クラシック音楽とは何か

岡田暁生クラシック音楽とは何か』小学館、2017


「クラシックプレミアム」誌の連載をまとめたもので、エッセイのような形態をとっているが、ある程度この分野を知っている人が読んでさらに知識を深めるための本。

全体として、「クラシック音楽」の歴史を、それ以前とそれ以後を含めてまとめて、その内容を解剖するというような体の本。古典派からロマン派までがクラシックだが、実際20世紀も半ばになるとクラシックの時代も終わり、その後はそれまでクラシック音楽が担っていた役割は一部がポップスに移行し、後は映画音楽とかバラバラな分野に分かれて、そのひとかけらだけが「現代音楽」になるので、ファンは昔の音楽に取り付くしかなくなってしまう。

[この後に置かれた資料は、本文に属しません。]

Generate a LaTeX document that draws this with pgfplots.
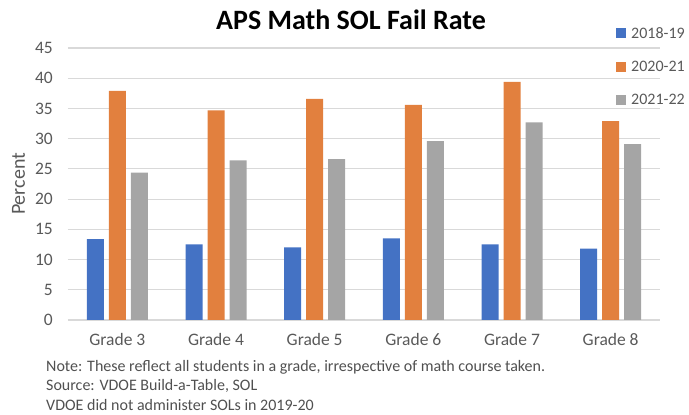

クラシック音楽」がいつから、どのような形で出てきたのか、地域性、オペラとの関連、19世紀での聴衆や演奏形態との結びつき、バッハ、モーツァルトベートーヴェンらの巨匠とのつながりなど、演奏だけ聞いていたのではわからないことがたくさん書いてあり、音楽学者は、ただの考古学者ではないと考えさせられる。

音楽は現場に行って聞かなければわからないもの。日本にいても、わからないものはわからないので、本の知識は有用。